Charts and diagrams as code:

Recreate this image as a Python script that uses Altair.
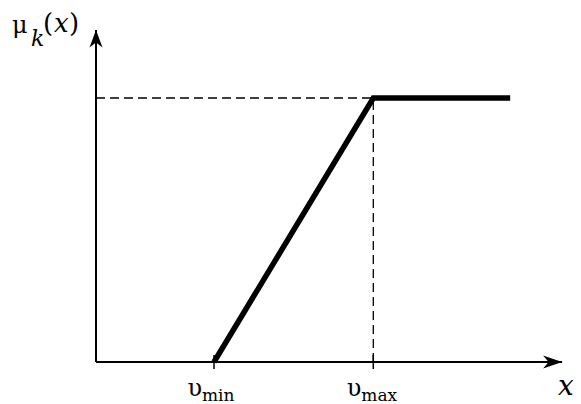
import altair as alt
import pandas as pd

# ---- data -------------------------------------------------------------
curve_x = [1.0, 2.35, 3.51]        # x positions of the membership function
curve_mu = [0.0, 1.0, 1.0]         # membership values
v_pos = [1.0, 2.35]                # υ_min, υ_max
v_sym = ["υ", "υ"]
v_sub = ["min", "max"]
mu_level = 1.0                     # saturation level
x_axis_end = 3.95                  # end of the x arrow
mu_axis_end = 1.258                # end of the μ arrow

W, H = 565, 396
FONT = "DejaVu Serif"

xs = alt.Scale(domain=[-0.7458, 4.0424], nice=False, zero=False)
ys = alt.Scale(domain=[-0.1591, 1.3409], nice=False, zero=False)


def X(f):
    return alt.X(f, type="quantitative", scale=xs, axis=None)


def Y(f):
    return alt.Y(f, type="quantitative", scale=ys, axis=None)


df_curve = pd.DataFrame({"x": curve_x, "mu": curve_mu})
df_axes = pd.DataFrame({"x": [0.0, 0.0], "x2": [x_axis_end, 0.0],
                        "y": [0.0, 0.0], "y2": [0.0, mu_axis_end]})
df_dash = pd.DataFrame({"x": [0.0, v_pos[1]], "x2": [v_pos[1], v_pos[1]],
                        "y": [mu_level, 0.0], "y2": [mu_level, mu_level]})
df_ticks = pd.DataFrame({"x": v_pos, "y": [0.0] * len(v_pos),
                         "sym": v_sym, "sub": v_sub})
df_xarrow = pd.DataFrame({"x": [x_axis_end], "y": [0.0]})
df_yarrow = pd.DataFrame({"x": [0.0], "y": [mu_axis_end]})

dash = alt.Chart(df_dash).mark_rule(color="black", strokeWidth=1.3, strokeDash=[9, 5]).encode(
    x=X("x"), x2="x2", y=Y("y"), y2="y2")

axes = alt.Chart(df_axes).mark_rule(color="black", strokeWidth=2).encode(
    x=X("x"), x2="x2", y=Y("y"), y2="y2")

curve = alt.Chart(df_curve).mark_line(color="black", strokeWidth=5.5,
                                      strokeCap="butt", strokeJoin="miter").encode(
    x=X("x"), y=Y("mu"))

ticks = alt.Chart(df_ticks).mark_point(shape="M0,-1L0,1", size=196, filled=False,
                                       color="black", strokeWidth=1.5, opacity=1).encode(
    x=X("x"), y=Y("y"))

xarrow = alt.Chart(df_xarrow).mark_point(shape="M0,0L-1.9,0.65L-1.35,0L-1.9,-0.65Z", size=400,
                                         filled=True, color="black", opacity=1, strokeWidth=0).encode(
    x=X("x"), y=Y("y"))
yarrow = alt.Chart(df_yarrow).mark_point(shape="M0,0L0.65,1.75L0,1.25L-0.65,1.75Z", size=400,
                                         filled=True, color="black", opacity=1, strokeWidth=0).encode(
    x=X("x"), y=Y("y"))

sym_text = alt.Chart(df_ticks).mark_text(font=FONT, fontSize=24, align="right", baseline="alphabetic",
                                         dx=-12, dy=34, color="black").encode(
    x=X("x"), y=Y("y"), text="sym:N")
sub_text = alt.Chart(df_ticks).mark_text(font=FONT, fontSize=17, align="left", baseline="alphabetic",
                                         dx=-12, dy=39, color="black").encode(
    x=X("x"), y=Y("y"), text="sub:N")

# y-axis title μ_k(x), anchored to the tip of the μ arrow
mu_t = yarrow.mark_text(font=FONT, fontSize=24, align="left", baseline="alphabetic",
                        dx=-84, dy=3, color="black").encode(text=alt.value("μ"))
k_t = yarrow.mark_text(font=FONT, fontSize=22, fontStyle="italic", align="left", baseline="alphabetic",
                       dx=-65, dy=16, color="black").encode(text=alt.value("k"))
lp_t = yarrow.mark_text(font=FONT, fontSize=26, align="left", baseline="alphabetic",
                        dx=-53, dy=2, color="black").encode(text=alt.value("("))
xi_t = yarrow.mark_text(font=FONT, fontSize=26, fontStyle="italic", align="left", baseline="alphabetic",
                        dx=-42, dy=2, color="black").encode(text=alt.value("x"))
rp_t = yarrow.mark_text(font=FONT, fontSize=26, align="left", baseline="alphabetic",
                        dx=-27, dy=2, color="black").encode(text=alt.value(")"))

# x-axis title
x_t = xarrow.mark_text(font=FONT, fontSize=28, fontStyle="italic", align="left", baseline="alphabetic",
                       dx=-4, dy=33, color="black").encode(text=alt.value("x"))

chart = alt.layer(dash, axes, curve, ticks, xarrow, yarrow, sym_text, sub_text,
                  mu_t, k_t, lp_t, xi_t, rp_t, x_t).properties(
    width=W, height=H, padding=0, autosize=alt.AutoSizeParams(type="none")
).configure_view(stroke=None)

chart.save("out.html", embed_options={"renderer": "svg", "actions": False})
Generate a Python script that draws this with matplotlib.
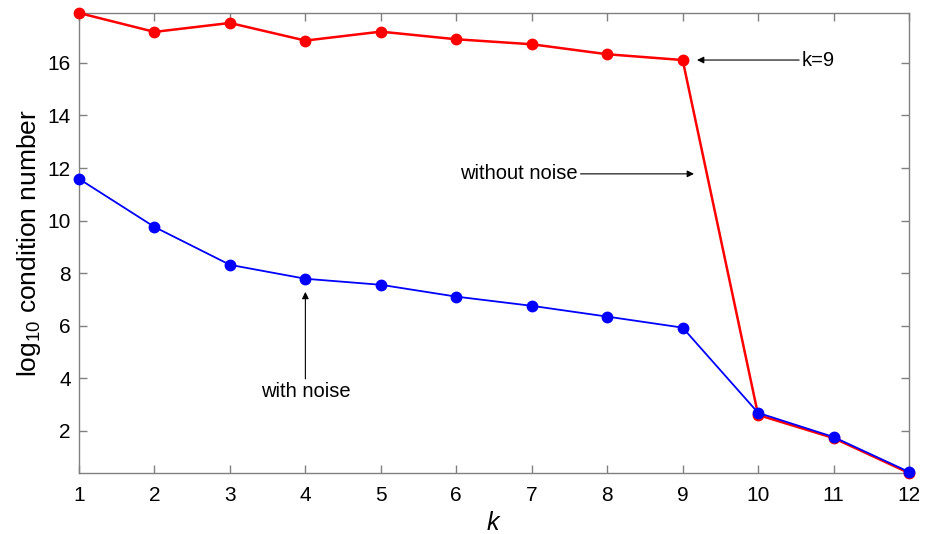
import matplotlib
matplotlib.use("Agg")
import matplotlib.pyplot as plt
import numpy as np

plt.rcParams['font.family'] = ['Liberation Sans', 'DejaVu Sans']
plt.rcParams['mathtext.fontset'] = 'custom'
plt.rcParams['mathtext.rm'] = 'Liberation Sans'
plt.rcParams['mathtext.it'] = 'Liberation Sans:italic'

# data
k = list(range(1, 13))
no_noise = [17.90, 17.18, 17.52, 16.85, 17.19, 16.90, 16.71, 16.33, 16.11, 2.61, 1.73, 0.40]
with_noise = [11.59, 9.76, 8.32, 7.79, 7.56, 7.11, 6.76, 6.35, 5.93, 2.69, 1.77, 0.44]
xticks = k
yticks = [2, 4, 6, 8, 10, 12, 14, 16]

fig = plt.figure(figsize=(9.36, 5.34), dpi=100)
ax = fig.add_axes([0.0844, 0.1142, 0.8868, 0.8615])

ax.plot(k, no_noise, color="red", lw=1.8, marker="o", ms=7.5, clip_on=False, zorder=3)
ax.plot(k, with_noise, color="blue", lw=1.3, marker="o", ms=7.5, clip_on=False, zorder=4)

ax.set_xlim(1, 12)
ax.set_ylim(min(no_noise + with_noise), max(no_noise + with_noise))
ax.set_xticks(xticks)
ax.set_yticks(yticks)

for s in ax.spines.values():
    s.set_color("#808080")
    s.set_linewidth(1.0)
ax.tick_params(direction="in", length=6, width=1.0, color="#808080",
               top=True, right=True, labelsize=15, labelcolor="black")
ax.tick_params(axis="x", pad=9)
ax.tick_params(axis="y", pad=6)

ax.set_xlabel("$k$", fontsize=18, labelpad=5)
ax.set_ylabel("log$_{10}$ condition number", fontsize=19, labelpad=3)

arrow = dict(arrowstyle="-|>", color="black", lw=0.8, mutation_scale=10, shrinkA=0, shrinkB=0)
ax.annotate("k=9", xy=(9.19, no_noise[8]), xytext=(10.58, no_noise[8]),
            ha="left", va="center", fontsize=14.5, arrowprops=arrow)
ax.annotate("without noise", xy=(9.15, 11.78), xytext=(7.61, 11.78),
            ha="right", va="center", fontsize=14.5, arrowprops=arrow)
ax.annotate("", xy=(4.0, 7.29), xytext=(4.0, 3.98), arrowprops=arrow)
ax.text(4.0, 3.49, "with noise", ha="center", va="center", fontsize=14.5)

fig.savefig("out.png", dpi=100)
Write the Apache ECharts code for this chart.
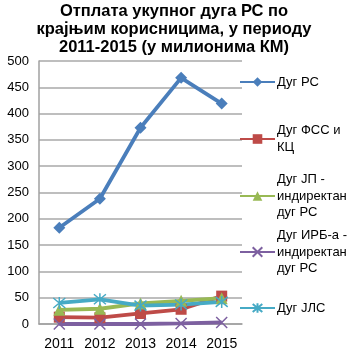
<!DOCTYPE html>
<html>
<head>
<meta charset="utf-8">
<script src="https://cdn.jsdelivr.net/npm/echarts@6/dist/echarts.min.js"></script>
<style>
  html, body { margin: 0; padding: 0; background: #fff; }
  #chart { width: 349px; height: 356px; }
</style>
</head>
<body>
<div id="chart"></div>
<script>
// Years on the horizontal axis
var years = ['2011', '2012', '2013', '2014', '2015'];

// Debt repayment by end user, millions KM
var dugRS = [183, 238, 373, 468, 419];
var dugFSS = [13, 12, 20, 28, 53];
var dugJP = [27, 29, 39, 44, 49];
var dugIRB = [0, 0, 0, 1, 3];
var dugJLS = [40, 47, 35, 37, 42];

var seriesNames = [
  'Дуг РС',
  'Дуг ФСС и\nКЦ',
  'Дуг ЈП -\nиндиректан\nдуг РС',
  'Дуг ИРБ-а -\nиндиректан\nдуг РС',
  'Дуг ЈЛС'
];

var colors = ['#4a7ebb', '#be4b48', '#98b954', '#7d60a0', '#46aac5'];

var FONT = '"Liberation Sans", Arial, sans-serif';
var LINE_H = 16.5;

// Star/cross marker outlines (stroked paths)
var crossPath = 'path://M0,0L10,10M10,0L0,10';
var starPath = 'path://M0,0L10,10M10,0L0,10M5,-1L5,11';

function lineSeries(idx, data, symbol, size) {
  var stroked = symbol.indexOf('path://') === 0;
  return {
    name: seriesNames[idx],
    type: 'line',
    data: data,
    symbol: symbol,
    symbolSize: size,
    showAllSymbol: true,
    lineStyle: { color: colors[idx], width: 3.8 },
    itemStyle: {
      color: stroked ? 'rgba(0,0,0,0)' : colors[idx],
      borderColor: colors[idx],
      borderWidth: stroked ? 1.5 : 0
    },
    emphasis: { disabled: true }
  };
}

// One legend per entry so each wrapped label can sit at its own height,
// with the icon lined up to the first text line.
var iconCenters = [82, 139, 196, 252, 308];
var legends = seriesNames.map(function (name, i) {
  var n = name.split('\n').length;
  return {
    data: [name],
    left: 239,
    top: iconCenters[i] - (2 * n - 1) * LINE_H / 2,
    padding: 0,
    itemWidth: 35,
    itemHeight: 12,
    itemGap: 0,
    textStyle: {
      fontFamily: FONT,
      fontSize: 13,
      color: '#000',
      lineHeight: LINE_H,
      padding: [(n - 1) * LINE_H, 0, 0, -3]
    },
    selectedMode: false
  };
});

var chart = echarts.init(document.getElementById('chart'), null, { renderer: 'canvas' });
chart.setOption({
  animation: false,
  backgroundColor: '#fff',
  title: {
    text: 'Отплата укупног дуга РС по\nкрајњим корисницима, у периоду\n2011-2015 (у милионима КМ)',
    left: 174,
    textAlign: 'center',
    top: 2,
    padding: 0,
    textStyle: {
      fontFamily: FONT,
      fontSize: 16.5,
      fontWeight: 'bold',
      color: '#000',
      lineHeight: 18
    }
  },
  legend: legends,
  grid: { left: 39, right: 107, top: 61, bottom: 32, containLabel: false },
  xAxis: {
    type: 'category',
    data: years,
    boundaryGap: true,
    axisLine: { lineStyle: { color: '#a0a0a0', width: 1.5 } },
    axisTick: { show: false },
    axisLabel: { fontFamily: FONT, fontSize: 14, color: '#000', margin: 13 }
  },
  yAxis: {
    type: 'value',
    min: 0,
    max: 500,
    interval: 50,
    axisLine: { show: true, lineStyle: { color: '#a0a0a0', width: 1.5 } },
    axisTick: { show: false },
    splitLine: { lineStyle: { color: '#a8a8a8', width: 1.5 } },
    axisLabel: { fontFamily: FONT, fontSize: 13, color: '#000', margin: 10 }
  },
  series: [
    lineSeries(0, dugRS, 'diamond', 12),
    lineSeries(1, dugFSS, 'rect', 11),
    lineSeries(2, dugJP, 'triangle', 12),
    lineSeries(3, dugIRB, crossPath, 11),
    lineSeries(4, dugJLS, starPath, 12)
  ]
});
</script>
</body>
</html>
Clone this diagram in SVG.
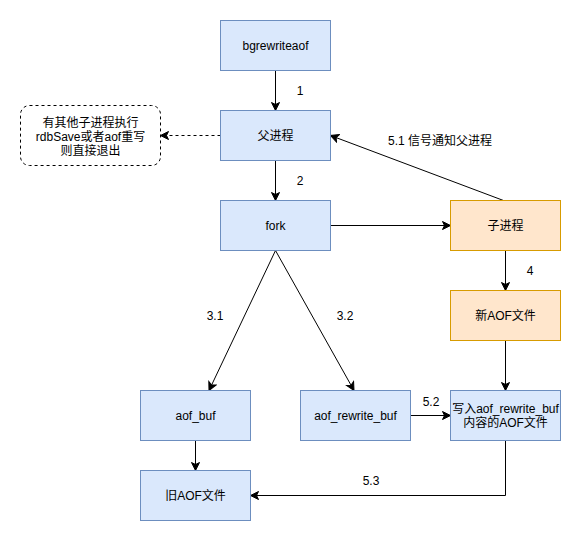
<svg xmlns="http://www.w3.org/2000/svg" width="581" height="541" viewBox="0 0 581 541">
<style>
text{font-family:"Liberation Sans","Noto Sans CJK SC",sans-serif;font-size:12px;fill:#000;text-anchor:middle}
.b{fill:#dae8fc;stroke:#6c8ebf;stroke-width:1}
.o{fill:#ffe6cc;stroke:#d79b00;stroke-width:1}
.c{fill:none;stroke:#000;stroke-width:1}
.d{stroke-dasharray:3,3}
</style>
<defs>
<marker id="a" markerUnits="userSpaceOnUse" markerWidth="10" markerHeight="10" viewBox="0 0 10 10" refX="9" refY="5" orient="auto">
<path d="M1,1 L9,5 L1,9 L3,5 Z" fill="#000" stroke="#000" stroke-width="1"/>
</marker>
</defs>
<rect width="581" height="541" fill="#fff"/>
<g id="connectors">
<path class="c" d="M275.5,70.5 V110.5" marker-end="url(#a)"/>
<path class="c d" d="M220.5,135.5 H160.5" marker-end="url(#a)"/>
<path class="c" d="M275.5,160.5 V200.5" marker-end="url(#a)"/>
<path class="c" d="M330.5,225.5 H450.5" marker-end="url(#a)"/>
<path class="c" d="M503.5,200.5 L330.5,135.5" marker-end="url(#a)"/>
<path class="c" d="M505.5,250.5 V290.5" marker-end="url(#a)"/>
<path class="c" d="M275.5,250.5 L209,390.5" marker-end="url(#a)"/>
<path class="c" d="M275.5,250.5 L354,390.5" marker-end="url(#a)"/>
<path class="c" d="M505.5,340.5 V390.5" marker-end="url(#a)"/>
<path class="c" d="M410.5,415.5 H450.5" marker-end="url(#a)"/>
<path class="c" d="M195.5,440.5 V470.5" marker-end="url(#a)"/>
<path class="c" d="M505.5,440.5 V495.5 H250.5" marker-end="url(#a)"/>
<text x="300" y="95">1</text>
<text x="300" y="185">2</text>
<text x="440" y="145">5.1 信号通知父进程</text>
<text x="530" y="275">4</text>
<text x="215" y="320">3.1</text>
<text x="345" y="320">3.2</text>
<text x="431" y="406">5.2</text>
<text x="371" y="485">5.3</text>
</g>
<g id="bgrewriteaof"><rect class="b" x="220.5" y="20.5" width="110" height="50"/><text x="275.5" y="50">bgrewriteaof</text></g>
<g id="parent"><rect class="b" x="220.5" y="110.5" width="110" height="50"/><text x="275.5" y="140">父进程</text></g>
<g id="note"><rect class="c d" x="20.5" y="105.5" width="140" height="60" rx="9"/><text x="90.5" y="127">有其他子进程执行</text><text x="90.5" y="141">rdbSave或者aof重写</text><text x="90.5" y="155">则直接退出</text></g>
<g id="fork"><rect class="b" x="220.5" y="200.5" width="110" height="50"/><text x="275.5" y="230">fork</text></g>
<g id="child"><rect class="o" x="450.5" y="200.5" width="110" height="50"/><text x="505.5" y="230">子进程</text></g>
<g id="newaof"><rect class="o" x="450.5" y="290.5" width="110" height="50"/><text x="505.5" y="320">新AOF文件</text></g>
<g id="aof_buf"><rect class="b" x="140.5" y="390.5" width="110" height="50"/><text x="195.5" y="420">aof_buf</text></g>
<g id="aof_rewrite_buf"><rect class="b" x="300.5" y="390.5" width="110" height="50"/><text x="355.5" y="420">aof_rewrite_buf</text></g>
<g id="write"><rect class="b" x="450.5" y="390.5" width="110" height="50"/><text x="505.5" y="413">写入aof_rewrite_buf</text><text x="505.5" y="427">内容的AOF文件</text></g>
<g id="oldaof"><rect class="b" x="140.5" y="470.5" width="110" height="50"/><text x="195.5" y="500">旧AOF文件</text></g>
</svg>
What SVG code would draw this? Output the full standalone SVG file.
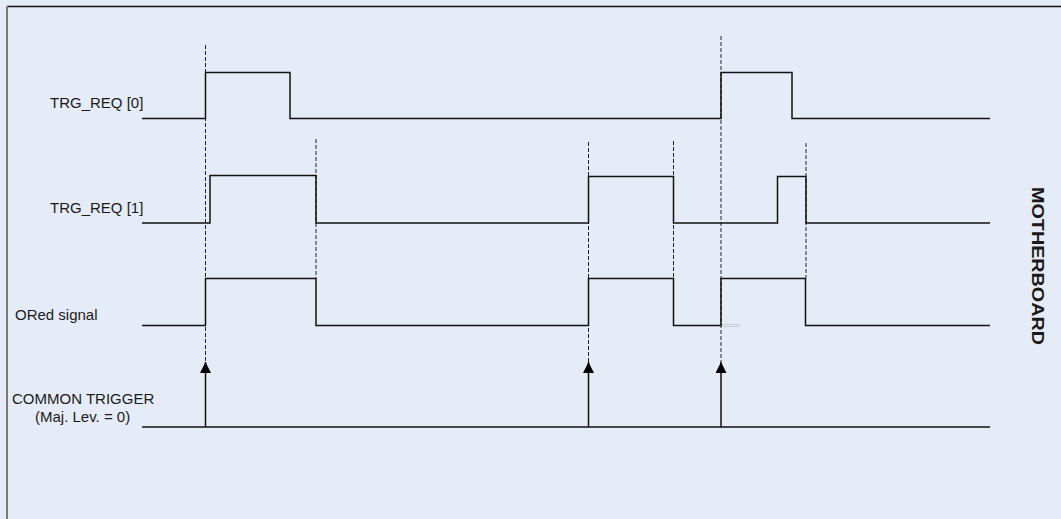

# Stated problem
Look through the entries above; copy each line where the string "this" appears.

# Expected answer
Recreate this image as a Python script that uses Altair.
Generate a Python script that draws this with matplotlib.
Write the Apache ECharts code for this chart.
Clone this diagram in SVG.
What SVG code would draw this? Output the full standalone SVG file.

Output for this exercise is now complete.